The poisoning claim doesn’t really give us enough credit for our own insanity does it? The Catholic Church published a manual on the prosecution of witches called Malleus Maleficarum in 1487. It was full of batshit proclamations about the danger of independent women, demon possessions, witchcraft, etc. Puritan America was a patriarchal theocracy glued together by a deep fear of the devil, the unknown, and of the wrath of god. The people of Salem suffered under these conditions. Ergot poisoning seems like a cop-out—like if a few hundred years from now we blame the Catholic sex abuse scandal on tainted sacramental wine. Maybe, but it could have also been the result of placing vulnerable children in the care of sexually oppressed, self-loathing “mentors.”

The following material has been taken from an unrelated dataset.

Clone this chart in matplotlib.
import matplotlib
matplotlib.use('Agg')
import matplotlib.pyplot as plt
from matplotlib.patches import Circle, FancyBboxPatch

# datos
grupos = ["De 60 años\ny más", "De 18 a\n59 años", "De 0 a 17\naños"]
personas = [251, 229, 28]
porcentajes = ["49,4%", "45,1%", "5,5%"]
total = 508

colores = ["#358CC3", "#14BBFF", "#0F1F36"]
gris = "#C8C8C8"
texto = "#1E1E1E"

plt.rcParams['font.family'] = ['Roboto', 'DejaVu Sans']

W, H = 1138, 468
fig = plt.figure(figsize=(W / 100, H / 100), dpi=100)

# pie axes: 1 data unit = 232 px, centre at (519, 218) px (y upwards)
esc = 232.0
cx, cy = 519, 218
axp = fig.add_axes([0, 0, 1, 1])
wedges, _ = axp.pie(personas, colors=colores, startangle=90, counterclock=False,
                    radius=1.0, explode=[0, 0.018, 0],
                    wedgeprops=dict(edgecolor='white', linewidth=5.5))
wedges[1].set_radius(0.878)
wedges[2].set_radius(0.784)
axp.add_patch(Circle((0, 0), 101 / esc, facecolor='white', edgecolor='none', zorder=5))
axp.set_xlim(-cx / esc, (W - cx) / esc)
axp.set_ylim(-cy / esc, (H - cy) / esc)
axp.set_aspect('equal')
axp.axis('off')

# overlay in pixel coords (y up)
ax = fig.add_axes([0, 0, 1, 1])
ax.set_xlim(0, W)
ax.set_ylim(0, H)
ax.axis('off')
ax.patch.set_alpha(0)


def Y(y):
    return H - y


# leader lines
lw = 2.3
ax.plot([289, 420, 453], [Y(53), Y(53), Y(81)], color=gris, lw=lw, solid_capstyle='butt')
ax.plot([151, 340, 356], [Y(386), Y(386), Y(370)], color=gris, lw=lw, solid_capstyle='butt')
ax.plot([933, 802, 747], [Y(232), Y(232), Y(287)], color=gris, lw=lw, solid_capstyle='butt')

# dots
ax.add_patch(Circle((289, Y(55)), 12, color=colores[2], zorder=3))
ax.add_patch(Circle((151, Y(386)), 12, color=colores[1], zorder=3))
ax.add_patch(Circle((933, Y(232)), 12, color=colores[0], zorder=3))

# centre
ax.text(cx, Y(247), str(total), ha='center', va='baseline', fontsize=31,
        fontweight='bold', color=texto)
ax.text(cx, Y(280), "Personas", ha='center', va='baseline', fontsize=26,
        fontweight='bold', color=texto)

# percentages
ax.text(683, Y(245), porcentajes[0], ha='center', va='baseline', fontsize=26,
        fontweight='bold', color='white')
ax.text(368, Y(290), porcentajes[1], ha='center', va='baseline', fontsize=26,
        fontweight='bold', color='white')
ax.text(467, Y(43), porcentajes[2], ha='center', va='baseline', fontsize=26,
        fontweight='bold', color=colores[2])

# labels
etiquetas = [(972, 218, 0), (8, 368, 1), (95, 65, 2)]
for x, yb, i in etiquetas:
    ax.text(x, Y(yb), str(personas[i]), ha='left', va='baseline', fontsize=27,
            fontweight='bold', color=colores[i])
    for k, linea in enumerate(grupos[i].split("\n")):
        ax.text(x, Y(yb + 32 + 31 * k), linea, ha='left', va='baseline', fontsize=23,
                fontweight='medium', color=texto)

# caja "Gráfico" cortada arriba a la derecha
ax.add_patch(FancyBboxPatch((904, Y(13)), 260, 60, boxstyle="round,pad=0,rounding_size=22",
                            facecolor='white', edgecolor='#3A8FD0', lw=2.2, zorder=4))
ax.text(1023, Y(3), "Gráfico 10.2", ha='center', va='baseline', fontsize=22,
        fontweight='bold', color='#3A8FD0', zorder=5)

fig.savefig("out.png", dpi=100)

Apparently the Puritans never drank milk for breakfast, but they were totally down with beer in the morning—even the children. Boozy weekday breakfast is still pretty common in parts of Europe, but seems restricted to weekend brunches for Americans. Do you ever indulge in an a.m. beer?
A morning beer used to be crucial to my survival when I lived in a house with ten other people where we rode motorcycles through the living room, and the kitchen was primarily used to set off fireworks while giving people tattoos. Today, I stay away from day drinking unless I’m on vacation or taking a day off, because it really isn’t conducive to getting shit done. I need to go to Europe and learn how they do it.

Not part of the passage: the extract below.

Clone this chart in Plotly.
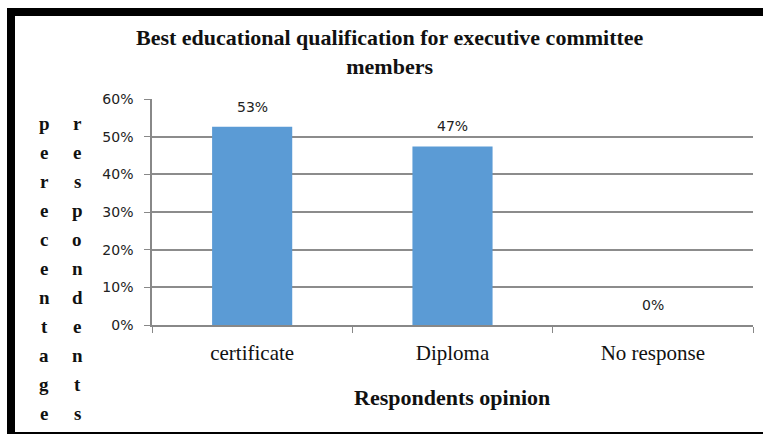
import plotly.graph_objects as go

categories = ["certificate", "Diploma", "No response"]
values = [52.6, 47.4, 0]
y_ticks = [0, 10, 20, 30, 40, 50, 60]
title_text = "<b>Best educational qualification for executive committee<br>members</b>"
x_title = "<b>Respondents opinion</b>"
y_title_col1 = "perecentage"
y_title_col2 = "respondents"

W, H = 763, 436
L, R, T, B = 152, 10, 99, 111
PW = W - L - R
PH = H - T - B

def px(x):
    return (x - L) / PW

def py(y):
    return (H - B - y) / PH

fig = go.Figure()
fig.add_trace(go.Bar(
    x=categories, y=values,
    marker=dict(color="#5B9BD5", line=dict(width=0)),
))

annotations = [
    dict(text=title_text, x=px(390), y=py(52), xref="paper", yref="paper",
         showarrow=False, xanchor="center", yanchor="middle",
         font=dict(family="Liberation Serif", size=22, color="#111")),
    dict(text=x_title, x=px(452), y=py(397), xref="paper", yref="paper",
         showarrow=False, xanchor="center", yanchor="middle",
         font=dict(family="Liberation Serif", size=22, color="#111")),
]
# data labels
for c, v in zip(categories, values):
    annotations.append(dict(
        text="%.0f%%" % v, x=c, y=v, xref="x", yref="y",
        showarrow=False, xanchor="center", yanchor="middle", yshift=20,
        font=dict(family="DejaVu Sans", size=14, color="#222")))
for col_x, word in [(44, y_title_col1), (77, y_title_col2)]:
    for i, ch in enumerate(word):
        annotations.append(dict(
            text="<b>%s</b>" % ch, x=px(col_x), y=py(123 + 29 * i),
            xref="paper", yref="paper", showarrow=False,
            xanchor="center", yanchor="middle",
            font=dict(family="Liberation Serif", size=19, color="#111")))

shapes = [
    dict(type="rect", xref="paper", yref="paper", x0=px(7), x1=px(15), y0=py(8), y1=py(433),
         fillcolor="black", line=dict(width=0), layer="above"),
    dict(type="rect", xref="paper", yref="paper", x0=px(7), x1=px(763), y0=py(8), y1=py(16),
         fillcolor="black", line=dict(width=0), layer="above"),
    dict(type="rect", xref="paper", yref="paper", x0=px(7), x1=px(763), y0=py(432), y1=py(434),
         fillcolor="black", line=dict(width=0), layer="above"),
]

fig.update_layout(
    width=W, height=H,
    margin=dict(l=L, r=R, t=T, b=B),
    paper_bgcolor="white", plot_bgcolor="white",
    showlegend=False,
    bargap=0.6,
    annotations=annotations,
    shapes=shapes,
    xaxis=dict(
        showline=True, linecolor="#888", linewidth=1.5,
        ticks="outside", tickson="boundaries", ticklen=6, tickcolor="#888",
        tickfont=dict(family="Liberation Serif", size=21, color="#111"),
        ticklabelstandoff=8,
        showgrid=False,
    ),
    yaxis=dict(
        range=[0, 60], tickvals=y_ticks, ticktext=["%d%%" % v for v in y_ticks],
        showline=True, linecolor="#888", linewidth=1.5,
        ticks="outside", ticklen=6, tickcolor="#888",
        showgrid=True, gridcolor="#8c8c8c", gridwidth=1.5,
        zeroline=False,
        ticklabelstandoff=8,
        tickfont=dict(family="DejaVu Sans", size=14, color="#222"),
    ),
)

fig.write_html("out.html")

You ride a motorcycle. What kind of breakfast do you normally eat when you’re on the road during long trips?
It’s difficult to pack food on the bike, because I really only have room for one small bag. If it’s a long trip, I’ll bring an apple or something to keep me going if I wake up really hungry. But I usually aim to stop at local diners. Stopping at greasy spoons and dive bars on motorcycle trips allows you experience the Twilight Zone of America. Did you know that there’s a divey tiki lounge in Great Falls, Montana, where you can have brunch at a mermaid bar? It’s real. Mermaids and mermen swim in a tank that’s open to the bar and kiss the glass as you eat your pancakes. In west Texas, you can find shacks out in the desert that are open for just three hours in the morning and serve the best nopalitos con huevos breakfast tacos with homemade salsa and corn tortillas for less than a dollar apiece and $1.50 for black coffee over ice. Really, there’s nothing better.

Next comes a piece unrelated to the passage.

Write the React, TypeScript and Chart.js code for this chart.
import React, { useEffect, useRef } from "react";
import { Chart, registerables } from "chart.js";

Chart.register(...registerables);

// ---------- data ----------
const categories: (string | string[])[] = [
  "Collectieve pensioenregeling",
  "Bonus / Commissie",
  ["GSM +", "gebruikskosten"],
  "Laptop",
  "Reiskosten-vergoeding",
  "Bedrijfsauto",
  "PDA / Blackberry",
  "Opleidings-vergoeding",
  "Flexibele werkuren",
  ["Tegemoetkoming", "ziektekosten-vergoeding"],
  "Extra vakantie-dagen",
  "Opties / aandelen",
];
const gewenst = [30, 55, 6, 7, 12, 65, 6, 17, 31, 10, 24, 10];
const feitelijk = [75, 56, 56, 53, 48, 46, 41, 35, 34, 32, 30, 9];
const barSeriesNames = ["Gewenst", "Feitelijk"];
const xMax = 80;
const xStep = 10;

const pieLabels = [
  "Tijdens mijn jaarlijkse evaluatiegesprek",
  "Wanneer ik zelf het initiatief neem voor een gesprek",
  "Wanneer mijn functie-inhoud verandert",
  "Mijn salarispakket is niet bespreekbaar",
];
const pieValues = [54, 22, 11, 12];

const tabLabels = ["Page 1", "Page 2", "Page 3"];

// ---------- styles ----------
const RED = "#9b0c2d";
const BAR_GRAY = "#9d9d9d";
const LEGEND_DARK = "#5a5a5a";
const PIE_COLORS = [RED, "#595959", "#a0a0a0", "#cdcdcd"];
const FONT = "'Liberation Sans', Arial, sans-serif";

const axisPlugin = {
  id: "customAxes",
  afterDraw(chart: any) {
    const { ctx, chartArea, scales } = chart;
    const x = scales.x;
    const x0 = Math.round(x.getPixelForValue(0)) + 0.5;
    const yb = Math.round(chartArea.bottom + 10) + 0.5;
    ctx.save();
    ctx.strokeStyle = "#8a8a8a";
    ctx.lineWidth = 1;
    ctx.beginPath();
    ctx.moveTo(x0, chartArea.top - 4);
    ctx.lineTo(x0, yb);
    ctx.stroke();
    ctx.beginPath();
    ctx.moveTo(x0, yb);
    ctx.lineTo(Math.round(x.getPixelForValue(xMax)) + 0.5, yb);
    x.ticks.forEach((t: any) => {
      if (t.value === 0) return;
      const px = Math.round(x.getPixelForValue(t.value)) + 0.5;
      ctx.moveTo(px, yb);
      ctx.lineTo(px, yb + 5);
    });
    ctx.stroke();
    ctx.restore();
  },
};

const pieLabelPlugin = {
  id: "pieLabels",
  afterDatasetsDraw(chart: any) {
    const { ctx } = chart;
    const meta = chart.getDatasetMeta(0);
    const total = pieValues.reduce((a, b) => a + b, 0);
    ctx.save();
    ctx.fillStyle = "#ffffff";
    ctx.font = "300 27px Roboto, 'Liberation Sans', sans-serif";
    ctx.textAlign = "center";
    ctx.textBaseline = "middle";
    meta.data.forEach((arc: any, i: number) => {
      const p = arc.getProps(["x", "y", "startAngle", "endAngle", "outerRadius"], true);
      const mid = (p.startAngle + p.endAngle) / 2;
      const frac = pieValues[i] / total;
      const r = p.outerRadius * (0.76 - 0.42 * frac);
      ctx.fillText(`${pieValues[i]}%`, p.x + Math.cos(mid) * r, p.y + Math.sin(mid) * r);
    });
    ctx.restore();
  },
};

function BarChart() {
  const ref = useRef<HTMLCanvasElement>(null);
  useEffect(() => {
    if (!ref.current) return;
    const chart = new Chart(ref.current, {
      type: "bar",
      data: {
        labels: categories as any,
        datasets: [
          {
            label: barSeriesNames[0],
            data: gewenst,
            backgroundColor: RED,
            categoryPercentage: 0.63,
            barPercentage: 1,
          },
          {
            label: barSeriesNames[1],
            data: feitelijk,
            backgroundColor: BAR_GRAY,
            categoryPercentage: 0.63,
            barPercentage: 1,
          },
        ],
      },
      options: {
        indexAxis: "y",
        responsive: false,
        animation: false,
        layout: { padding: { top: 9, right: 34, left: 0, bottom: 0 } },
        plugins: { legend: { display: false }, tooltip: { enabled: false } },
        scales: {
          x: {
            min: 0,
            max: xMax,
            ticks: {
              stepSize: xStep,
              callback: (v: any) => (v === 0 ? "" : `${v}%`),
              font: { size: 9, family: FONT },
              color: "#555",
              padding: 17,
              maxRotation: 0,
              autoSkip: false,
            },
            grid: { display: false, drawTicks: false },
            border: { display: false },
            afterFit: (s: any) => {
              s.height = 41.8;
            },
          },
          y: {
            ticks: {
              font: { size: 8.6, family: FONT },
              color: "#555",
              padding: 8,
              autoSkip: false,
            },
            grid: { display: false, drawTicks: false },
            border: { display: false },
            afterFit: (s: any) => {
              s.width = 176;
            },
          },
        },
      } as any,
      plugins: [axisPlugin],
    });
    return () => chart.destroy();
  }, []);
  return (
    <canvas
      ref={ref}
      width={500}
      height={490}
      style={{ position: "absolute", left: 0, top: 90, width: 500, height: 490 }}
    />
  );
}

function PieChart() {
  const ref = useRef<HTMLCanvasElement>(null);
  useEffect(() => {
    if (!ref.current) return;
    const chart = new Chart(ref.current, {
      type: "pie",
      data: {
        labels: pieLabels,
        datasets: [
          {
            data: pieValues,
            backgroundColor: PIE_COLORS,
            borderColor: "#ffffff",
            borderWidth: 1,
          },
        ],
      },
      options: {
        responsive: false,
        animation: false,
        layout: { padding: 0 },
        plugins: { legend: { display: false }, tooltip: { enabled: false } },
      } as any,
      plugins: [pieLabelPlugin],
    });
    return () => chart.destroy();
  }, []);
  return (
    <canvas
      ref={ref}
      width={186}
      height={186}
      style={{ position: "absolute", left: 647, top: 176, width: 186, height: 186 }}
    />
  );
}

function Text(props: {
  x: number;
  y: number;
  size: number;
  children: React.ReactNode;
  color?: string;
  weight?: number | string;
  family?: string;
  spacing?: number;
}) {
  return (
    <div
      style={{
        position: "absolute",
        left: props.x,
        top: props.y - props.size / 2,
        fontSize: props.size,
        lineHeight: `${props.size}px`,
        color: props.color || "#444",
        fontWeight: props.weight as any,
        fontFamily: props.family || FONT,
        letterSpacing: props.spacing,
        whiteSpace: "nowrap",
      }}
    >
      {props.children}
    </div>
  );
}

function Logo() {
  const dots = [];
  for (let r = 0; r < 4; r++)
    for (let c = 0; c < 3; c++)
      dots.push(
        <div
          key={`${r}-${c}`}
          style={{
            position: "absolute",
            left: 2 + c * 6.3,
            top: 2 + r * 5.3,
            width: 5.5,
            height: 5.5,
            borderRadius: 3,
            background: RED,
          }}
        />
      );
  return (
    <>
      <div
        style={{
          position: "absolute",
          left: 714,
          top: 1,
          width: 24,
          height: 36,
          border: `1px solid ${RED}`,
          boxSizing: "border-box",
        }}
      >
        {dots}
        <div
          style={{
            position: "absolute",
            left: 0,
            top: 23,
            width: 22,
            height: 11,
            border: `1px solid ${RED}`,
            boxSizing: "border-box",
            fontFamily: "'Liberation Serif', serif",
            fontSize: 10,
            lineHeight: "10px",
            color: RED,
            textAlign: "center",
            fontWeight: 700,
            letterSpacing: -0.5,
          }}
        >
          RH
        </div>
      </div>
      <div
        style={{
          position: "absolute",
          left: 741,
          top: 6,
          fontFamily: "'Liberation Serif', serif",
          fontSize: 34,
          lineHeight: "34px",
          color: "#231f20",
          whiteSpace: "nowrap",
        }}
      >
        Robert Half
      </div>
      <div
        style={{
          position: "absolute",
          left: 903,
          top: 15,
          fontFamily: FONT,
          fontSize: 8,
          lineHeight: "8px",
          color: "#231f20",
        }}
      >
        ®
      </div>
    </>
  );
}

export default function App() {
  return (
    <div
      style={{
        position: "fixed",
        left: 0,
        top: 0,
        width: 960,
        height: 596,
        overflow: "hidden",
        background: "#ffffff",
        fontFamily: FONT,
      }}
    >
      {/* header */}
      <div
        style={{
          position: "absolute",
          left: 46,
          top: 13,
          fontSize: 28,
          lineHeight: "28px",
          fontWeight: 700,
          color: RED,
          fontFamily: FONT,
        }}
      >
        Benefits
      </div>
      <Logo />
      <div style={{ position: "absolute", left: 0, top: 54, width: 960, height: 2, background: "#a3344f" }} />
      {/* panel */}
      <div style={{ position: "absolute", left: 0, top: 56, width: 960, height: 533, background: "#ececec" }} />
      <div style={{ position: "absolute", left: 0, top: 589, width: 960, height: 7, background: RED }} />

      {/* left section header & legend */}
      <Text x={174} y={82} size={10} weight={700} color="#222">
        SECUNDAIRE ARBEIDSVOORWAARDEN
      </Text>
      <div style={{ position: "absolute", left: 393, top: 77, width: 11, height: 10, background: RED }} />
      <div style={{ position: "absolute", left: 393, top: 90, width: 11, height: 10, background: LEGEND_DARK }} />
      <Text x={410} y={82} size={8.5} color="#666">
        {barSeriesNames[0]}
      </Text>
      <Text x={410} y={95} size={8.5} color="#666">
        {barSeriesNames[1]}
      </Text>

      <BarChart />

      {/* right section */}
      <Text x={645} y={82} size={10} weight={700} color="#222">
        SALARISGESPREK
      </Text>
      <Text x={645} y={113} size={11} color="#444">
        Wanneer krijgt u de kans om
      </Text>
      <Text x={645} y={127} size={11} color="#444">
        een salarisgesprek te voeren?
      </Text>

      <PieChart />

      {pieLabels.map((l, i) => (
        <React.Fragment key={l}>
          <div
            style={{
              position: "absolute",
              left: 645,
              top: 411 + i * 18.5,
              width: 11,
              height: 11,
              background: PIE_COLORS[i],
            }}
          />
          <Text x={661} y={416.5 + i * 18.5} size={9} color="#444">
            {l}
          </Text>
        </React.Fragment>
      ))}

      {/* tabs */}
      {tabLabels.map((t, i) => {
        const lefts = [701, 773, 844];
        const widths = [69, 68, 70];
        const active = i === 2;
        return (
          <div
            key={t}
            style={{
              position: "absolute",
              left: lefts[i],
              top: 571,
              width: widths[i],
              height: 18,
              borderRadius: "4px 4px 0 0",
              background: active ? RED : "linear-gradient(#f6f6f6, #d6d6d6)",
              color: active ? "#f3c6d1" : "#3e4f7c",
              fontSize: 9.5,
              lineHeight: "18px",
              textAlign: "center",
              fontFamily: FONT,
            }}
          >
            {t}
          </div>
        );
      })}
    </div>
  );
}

What do you think Donald Trump and Mike Pence eat for breakfast?
Every morning, a crew of irate evangelical bikers delivers Donald Trump a bald eagle breast fillet on a white plate, decorated with a miniature confederate flag. His racist butler wipes the corner of his small wet lips with a copy of the Constitution and presents a golden goblet brimming with the tears of immigrant children to quench his thirst. Quite the opposite, Governor Pence only eats dry toast in the morning, which has been diligently prepared by his wife Karen for the past thirty years. Eggs are no longer an option at the Pence household, because of the governor’s firm belief in the sanctity of life—plus, Karen got tired of providing a burial for each cracked eggshell. Pence eats his toast alone so he may flog himself whilst reciting passages from the Bible.
This is all true. Satanists have connections...
What do you think the average person believes a Satanist eats for breakfast?
Satanic toast, black coffee, the blood of innocent children, and goat meat. They’re only half right.